**Exercise directions**: Quote the data below in full, minus the images.

**Information supplied**:
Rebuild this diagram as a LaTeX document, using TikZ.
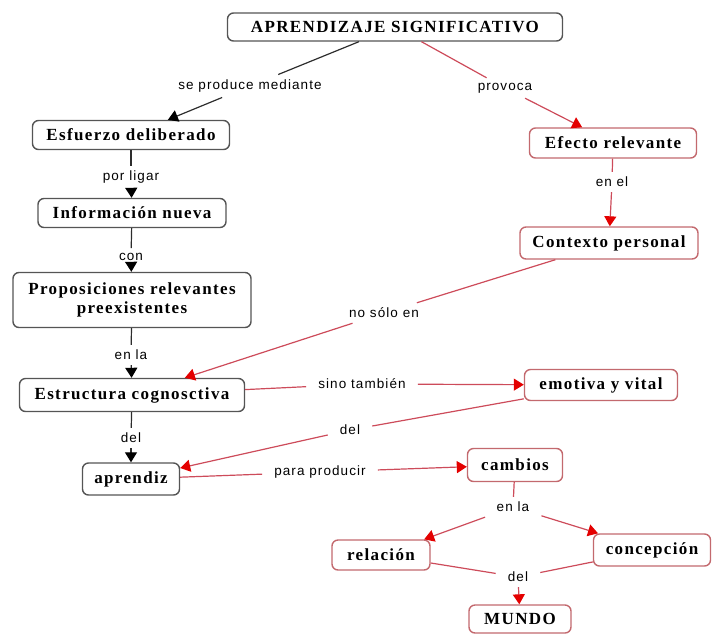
\documentclass[tikz,border=0pt]{standalone}
\usepackage{fontspec}
\setmainfont{Liberation Serif}
\newfontfamily\conceptfont[LetterSpace=8]{Liberation Serif}
\newfontfamily\linkfont[LetterSpace=8]{Liberation Sans}
\usetikzlibrary{arrows.meta}
\definecolor{bordeN}{RGB}{85,85,85}
\definecolor{bordeR}{RGB}{195,105,110}
\definecolor{lineaN}{RGB}{45,45,45}
\definecolor{lineaR}{RGB}{205,75,90}
\definecolor{puntaR}{RGB}{228,0,0}
\tikzset{
    concepto/.style={draw=bordeN, line width=1.4pt, rounded corners=6pt, fill=white, inner sep=2pt, align=center,
      font=\conceptfont\bfseries\fontsize{17}{19}\selectfont},
    conceptoR/.style={concepto, draw=bordeR},
    enlace/.style={inner xsep=12pt, inner ysep=5pt, font=\linkfont\fontsize{13.5}{15}\selectfont},
    negro/.style={draw=lineaN, line width=1.2pt},
    rojo/.style={draw=lineaR, line width=1.2pt},
    flechaN/.style={negro, -{Triangle[width=12pt,length=10pt,color=black]}},
    flechaR/.style={rojo, -{Triangle[width=12pt,length=10pt,color=puntaR]}},
  }

\begin{document}
\begin{tikzpicture}[x=1pt,y=-1pt]
				  \useasboundingbox (0,0) rectangle (712,633);
				  %CONCEPTOS
				  \node[concepto, minimum width=335pt, minimum height=28pt] (AS) at (395,27) {APRENDIZAJE SIGNIFICATIVO};
				  \node[concepto, minimum width=197pt, minimum height=29pt] (ED) at (131,135) {Esfuerzo deliberado};
				  \node[concepto, minimum width=188pt, minimum height=29pt] (IN) at (132,213) {Información nueva};
				  \node[concepto, minimum width=238pt, minimum height=55pt] (PR) at (132,300) {Proposiciones relevantes\\preexistentes};
				  \node[concepto, minimum width=225pt, minimum height=33pt] (EC) at (132,395) {Estructura cognosctiva};
				  \node[concepto, minimum width=97pt, minimum height=32pt] (AP) at (131,479) {aprendiz};
				  \node[conceptoR, minimum width=167pt, minimum height=30pt] (ER) at (613,143) {Efecto relevante};
				  \node[conceptoR, minimum width=178pt, minimum height=32pt] (CP) at (609,243) {Contexto personal};
				  \node[conceptoR, minimum width=153pt, minimum height=31pt] (EV) at (601,385) {emotiva y vital};
				  \node[conceptoR, minimum width=95pt, minimum height=33pt] (CA) at (515,465) {cambios};
				  \node[conceptoR, minimum width=98pt, minimum height=30pt] (RE) at (381,555) {relación};
				  \node[conceptoR, minimum width=117pt, minimum height=32pt] (CO) at (652,550) {concepción};
				  \node[conceptoR, minimum width=102pt, minimum height=28pt] (MU) at (520,619) {MUNDO};
				  
				  %ENLACES
				  \node[enlace] (sp) at (250,86) {se produce mediante};
				  \node[enlace] (pv) at (505,88) {provoca};
				  \node[enlace] (pl) at (131,177) {por ligar};
				  \node[enlace] (cn) at (131,257) {con};
				  \node[enlace] (la1) at (131,355) {en la};
				  \node[enlace] (de1) at (131,438) {del};
				  \node[enlace] (ee) at (612,182) {en el};
				  \node[enlace] (ns) at (384,313) {no sólo en};
				  \node[enlace] (st) at (362,384) {sino también};
				  \node[enlace] (de2) at (350,430) {del};
				  \node[enlace] (pp) at (320,472) {para producir};
				  \node[enlace] (la2) at (513,507) {en la};
				  \node[enlace] (de3) at (518,577) {del};
				  
				  %FLECHAS negras
				  \draw[negro] (AS) -- (sp);  \draw[flechaN] (sp) -- (ED);
				  \draw[negro] (ED) -- (pl);  \draw[flechaN] (pl) -- (IN);
				  \draw[negro] (IN) -- (cn);  \draw[flechaN] (cn) -- (PR);
				  \draw[negro] (PR) -- (la1); \draw[flechaN] (la1) -- (EC);
				  \draw[negro] (EC) -- (de1); \draw[flechaN] (de1) -- (AP);
				  
				  %FLECHAS rojas
				  \draw[rojo] (AS) -- (pv);   \draw[flechaR] (pv) -- (ER);
				  \draw[rojo] (ER) -- (ee);   \draw[flechaR] (ee) -- (CP);
				  \draw[rojo] (CP) -- (ns);   \draw[flechaR] (ns) -- (EC);
				  \draw[rojo] (EC) -- (st);   \draw[flechaR] (st) -- (EV);
				  \draw[rojo] (EV) -- (de2);  \draw[flechaR] (de2) -- (AP);
				  \draw[rojo] (AP) -- (pp);   \draw[flechaR] (pp) -- (CA);
				  \draw[rojo] (CA) -- (la2);  \draw[flechaR] (la2) -- (RE);
				  \draw[flechaR] (la2) -- (CO);
				  \draw[rojo] (RE) -- (de3);  \draw[rojo] (CO) -- (de3);
				  \draw[flechaR] (de3) -- (MU);
\end{tikzpicture}
\end{document}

**Written answer**:
Rebuild this diagram as a LaTeX document, using TikZ.
\documentclass[tikz,border=0pt]{standalone}
\usepackage{fontspec}
\setmainfont{Liberation Serif}
\newfontfamily\conceptfont[LetterSpace=8]{Liberation Serif}
\newfontfamily\linkfont[LetterSpace=8]{Liberation Sans}
\usetikzlibrary{arrows.meta}
\definecolor{bordeN}{RGB}{85,85,85}
\definecolor{bordeR}{RGB}{195,105,110}
\definecolor{lineaN}{RGB}{45,45,45}
\definecolor{lineaR}{RGB}{205,75,90}
\definecolor{puntaR}{RGB}{228,0,0}
\tikzset{
    concepto/.style={draw=bordeN, line width=1.4pt, rounded corners=6pt, fill=white, inner sep=2pt, align=center,
      font=\conceptfont\bfseries\fontsize{17}{19}\selectfont},
    conceptoR/.style={concepto, draw=bordeR},
    enlace/.style={inner xsep=12pt, inner ysep=5pt, font=\linkfont\fontsize{13.5}{15}\selectfont},
    negro/.style={draw=lineaN, line width=1.2pt},
    rojo/.style={draw=lineaR, line width=1.2pt},
    flechaN/.style={negro, -{Triangle[width=12pt,length=10pt,color=black]}},
    flechaR/.style={rojo, -{Triangle[width=12pt,length=10pt,color=puntaR]}},
  }

\begin{document}
\begin{tikzpicture}[x=1pt,y=-1pt]
				  \useasboundingbox (0,0) rectangle (712,633);
				  %CONCEPTOS
				  \node[concepto, minimum width=335pt, minimum height=28pt] (AS) at (395,27) {APRENDIZAJE SIGNIFICATIVO};
				  \node[concepto, minimum width=197pt, minimum height=29pt] (ED) at (131,135) {Esfuerzo deliberado};
				  \node[concepto, minimum width=188pt, minimum height=29pt] (IN) at (132,213) {Información nueva};
				  \node[concepto, minimum width=238pt, minimum height=55pt] (PR) at (132,300) {Proposiciones relevantes\\preexistentes};
				  \node[concepto, minimum width=225pt, minimum height=33pt] (EC) at (132,395) {Estructura cognosctiva};
				  \node[concepto, minimum width=97pt, minimum height=32pt] (AP) at (131,479) {aprendiz};
				  \node[conceptoR, minimum width=167pt, minimum height=30pt] (ER) at (613,143) {Efecto relevante};
				  \node[conceptoR, minimum width=178pt, minimum height=32pt] (CP) at (609,243) {Contexto personal};
				  \node[conceptoR, minimum width=153pt, minimum height=31pt] (EV) at (601,385) {emotiva y vital};
				  \node[conceptoR, minimum width=95pt, minimum height=33pt] (CA) at (515,465) {cambios};
				  \node[conceptoR, minimum width=98pt, minimum height=30pt] (RE) at (381,555) {relación};
				  \node[conceptoR, minimum width=117pt, minimum height=32pt] (CO) at (652,550) {concepción};
				  \node[conceptoR, minimum width=102pt, minimum height=28pt] (MU) at (520,619) {MUNDO};
				  
				  %ENLACES
				  \node[enlace] (sp) at (250,86) {se produce mediante};
				  \node[enlace] (pv) at (505,88) {provoca};
				  \node[enlace] (pl) at (131,177) {por ligar};
				  \node[enlace] (cn) at (131,257) {con};
				  \node[enlace] (la1) at (131,355) {en la};
				  \node[enlace] (de1) at (131,438) {del};
				  \node[enlace] (ee) at (612,182) {en el};
				  \node[enlace] (ns) at (384,313) {no sólo en};
				  \node[enlace] (st) at (362,384) {sino también};
				  \node[enlace] (de2) at (350,430) {del};
				  \node[enlace] (pp) at (320,472) {para producir};
				  \node[enlace] (la2) at (513,507) {en la};
				  \node[enlace] (de3) at (518,577) {del};
				  
				  %FLECHAS negras
				  \draw[negro] (AS) -- (sp);  \draw[flechaN] (sp) -- (ED);
				  \draw[negro] (ED) -- (pl);  \draw[flechaN] (pl) -- (IN);
				  \draw[negro] (IN) -- (cn);  \draw[flechaN] (cn) -- (PR);
				  \draw[negro] (PR) -- (la1); \draw[flechaN] (la1) -- (EC);
				  \draw[negro] (EC) -- (de1); \draw[flechaN] (de1) -- (AP);
				  
				  %FLECHAS rojas
				  \draw[rojo] (AS) -- (pv);   \draw[flechaR] (pv) -- (ER);
				  \draw[rojo] (ER) -- (ee);   \draw[flechaR] (ee) -- (CP);
				  \draw[rojo] (CP) -- (ns);   \draw[flechaR] (ns) -- (EC);
				  \draw[rojo] (EC) -- (st);   \draw[flechaR] (st) -- (EV);
				  \draw[rojo] (EV) -- (de2);  \draw[flechaR] (de2) -- (AP);
				  \draw[rojo] (AP) -- (pp);   \draw[flechaR] (pp) -- (CA);
				  \draw[rojo] (CA) -- (la2);  \draw[flechaR] (la2) -- (RE);
				  \draw[flechaR] (la2) -- (CO);
				  \draw[rojo] (RE) -- (de3);  \draw[rojo] (CO) -- (de3);
				  \draw[flechaR] (de3) -- (MU);
\end{tikzpicture}
\end{document}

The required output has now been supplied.